A reputation system depends on consumers making informed choices. In an emergency, how is the patient going to make such a choice? Doesn’t there have to be a minimum standard that practitioners must meet, and isn’t that what a licensing system aims at?
Kevin Carson
Oct 21 2004 at 2:16pm
Portraying Big Pharma, the poster child for state capitalism and corporate welfare if their ever was one, as a victim of “anti-market” bias takes chutzpah. Do away with their patents, the half of their R&D funding that’s carried out on the taxpayer’s teat, and their reliance on the FDA and the licensing boards’ “standards of practice” to suppress competition, and I’ll take that seriously. The drug industry has about as much to do with the “free market” as ADM’s Dwayne Andreas, who said “The competitor is our friend; the customer is our enemy.”
spencer
Oct 22 2004 at 1:07pm
The entire thing about importing drugs from Canada is a tempest in a teapot that does not meet the basic test of common sense. Importing drugs from Canada is taking advantage of a loop hole. As long as a few people do it they can get away with exploiting the loophole. But once a significant number of people try to import drugs from canada the system will break down. Put the numbers for Canada vs the USA in perspective and you will see that the issue is not worth your time thinking about.
Ken
Oct 23 2004 at 9:55am
“And how, exactly, is the FDA going to assign these letter grades without clinical trials?
Frankly this is market-worship at its worst. Information is not free, and relying on a “reputation system” for medical practitioners or drugs is likely to have huge costs.”
Having a 10-15 year ban on new drugs also has huge costs.
There are situations where people will need to take drugs even if they haven’t been through the whole testing process – is it right for the FDA to deny them their shot at survival and seal their doom?

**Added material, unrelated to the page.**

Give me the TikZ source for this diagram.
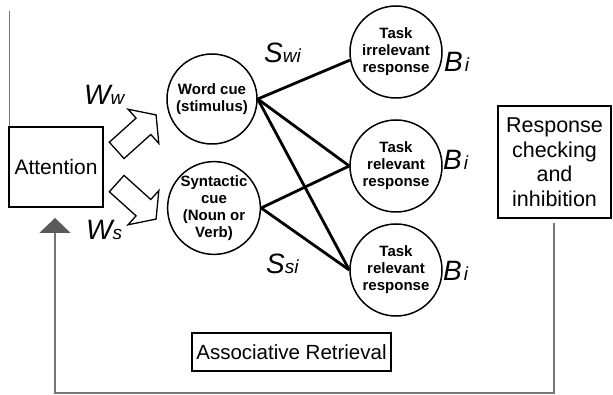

I think not.
“A reputation system depends on consumers making informed choices. In an emergency, how is the patient going to make such a choice? Doesn’t there have to be a minimum standard that practitioners must meet, and isn’t that what a licensing system aims at? ”

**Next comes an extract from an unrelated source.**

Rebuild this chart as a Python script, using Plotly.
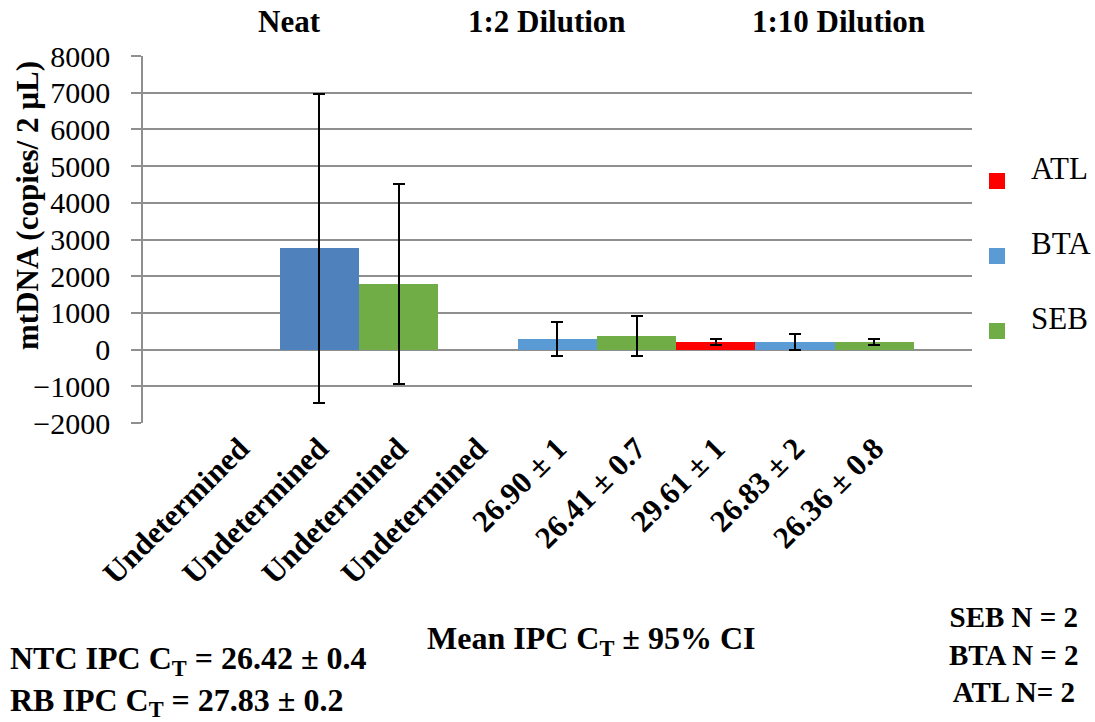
import plotly.graph_objects as go

# ---- data ----
groups = ["Neat", "1:2 Dilution", "1:10 Dilution"]
series = ["ATL", "BTA", "SEB"]
tick_labels = ["Undetermined", "Undetermined", "Undetermined", "Undetermined",
               "26.90 ± 1", "26.41 ± 0.7", "29.61 ± 1", "26.83 ± 2", "26.36 ± 0.8"]
atl_vals = [None, None, 210]
atl_err = [0, 0, 90]
bta_vals = [2760, 290, 210]
bta_err = [4210, 465, 220]
seb_vals = [1780, 375, 210]
seb_err = [2730, 540, 75]

legend_colors = ["#FF0000", "#5B9BD5", "#70AD47"]
bar_colors = {
    "ATL": ["#FF0000", "#FF0000", "#FF0000"],
    "BTA": ["#4F81BD", "#5B9BD5", "#5B9BD5"],
    "SEB": ["#70AD47", "#70AD47", "#70AD47"],
}
values = {"ATL": atl_vals, "BTA": bta_vals, "SEB": seb_vals}
errors = {"ATL": atl_err, "BTA": bta_err, "SEB": seb_err}

FONT = "Liberation Serif, Times New Roman, serif"

fig = go.Figure()
for si, s in enumerate(series):
    xs = [gi * len(series) + si for gi in range(len(groups))]
    fig.add_trace(go.Bar(
        x=xs, y=values[s], width=1.0, name=s,
        marker=dict(color=bar_colors[s], line=dict(width=0)),
        error_y=dict(type="data", array=errors[s], arrayminus=errors[s],
                     color="black", thickness=2, width=6, visible=True),
        showlegend=False,
    ))

GRID = "#8F8F8F"
fig.update_layout(
    width=1095, height=722,
    margin=dict(l=143, r=123, t=56, b=299),
    paper_bgcolor="white", plot_bgcolor="white",
    barmode="overlay", bargap=0,
    font=dict(family=FONT, color="black", size=30),
    showlegend=False,
)
fig.update_xaxes(
    range=[-1.223, 9.23], tickmode="array",
    tickvals=list(range(len(tick_labels))), ticktext=tick_labels,
    tickangle=-45, tickfont=dict(family=FONT, size=31, weight="bold", color="black"),
    showgrid=False, showline=False, zeroline=False, ticks="",
)
fig.update_yaxes(
    range=[-2000, 8000], dtick=1000, tick0=0,
    showgrid=True, gridcolor=GRID, gridwidth=1.5,
    showline=True, linecolor=GRID, linewidth=1.5,
    ticks="outside", ticklen=10, tickcolor=GRID, tickwidth=1.5,
    zeroline=False, tickfont=dict(family=FONT, size=30, color="black"),
    ticklabelstandoff=15,
)

# pixel helpers for annotation placement (plot area: x 143..972, y 56..423)
def px(xp):
    return (xp - 143) / 829.0
def py(yp):
    return (423 - yp) / 367.0

annos = []
header_x = [289, 547, 838]
for g, hx in zip(groups, header_x):
    annos.append(dict(text=f"<b>{g}</b>", x=px(hx), y=py(22), xref="paper", yref="paper",
                      showarrow=False, xanchor="center", yanchor="middle",
                      font=dict(size=31, family=FONT)))

annos.append(dict(text="<b>mtDNA (copies/ 2 µL)</b>", x=px(27), y=py(206), xref="paper", yref="paper",
                  showarrow=False, textangle=-90, xanchor="center", yanchor="middle",
                  font=dict(size=31, family=FONT)))

annos.append(dict(text="<b>Mean IPC C<sub>T</sub> ± 95% CI</b>", x=px(425), y=py(640), xref="paper", yref="paper",
                  showarrow=False, xanchor="left", yanchor="middle", font=dict(size=32, family=FONT)))
annos.append(dict(text="<b>NTC IPC C<sub>T</sub> = 26.42 ± 0.4<br>RB IPC C<sub>T</sub> = 27.83 ± 0.2</b>",
                  x=px(8), y=py(681), xref="paper", yref="paper", align="left",
                  showarrow=False, xanchor="left", yanchor="middle", font=dict(size=32, family=FONT)))
annos.append(dict(text="<b>SEB N = 2<br>BTA N = 2<br>ATL N= 2</b>", x=px(1014), y=py(654),
                  xref="paper", yref="paper", align="center",
                  showarrow=False, xanchor="center", yanchor="middle", font=dict(size=29, family=FONT)))

# manual legend
shapes = []
for i, (s, c) in enumerate(zip(series, legend_colors)):
    yc = 181 + 75 * i
    shapes.append(dict(type="rect", xref="paper", yref="paper",
                       x0=px(989), x1=px(1005), y0=py(yc + 8), y1=py(yc - 8),
                       fillcolor=c, line=dict(width=0)))
    annos.append(dict(text=s, x=px(1029), y=py(yc - 13), xref="paper", yref="paper",
                      showarrow=False, xanchor="left", yanchor="middle",
                      font=dict(size=31, family=FONT)))

fig.update_layout(annotations=annos, shapes=shapes)
fig.write_html("out.html")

Well, a reputation system, just like a licensing system, only requires someone to make informed choices and prove themselves trustworthy, and not necessarily the people having the emergency. The only difference between a reputation system and a licensing board is that the private operators lack the power to make their word into law, and thus must prove their judgements trustworthy. And long before you have an emergency, you will have plenty of opportunity to decide whose judgement you will accept.
Ralph Lee
Oct 25 2004 at 4:11pm
And how do you propose to measure the quality of a practitioner? I’m fairly ignorant of health economics, but if you revoke or “downgrade” a medical practitioner for each “error”, it would seem like providers of health care would see incentives to perform only risk-free procedures, thus starving the market for procedures that can possibly give rise to such penalties. In addition, grading would seem to only punish those who have wronged (intentionally or not), instead of rewarding those who do well.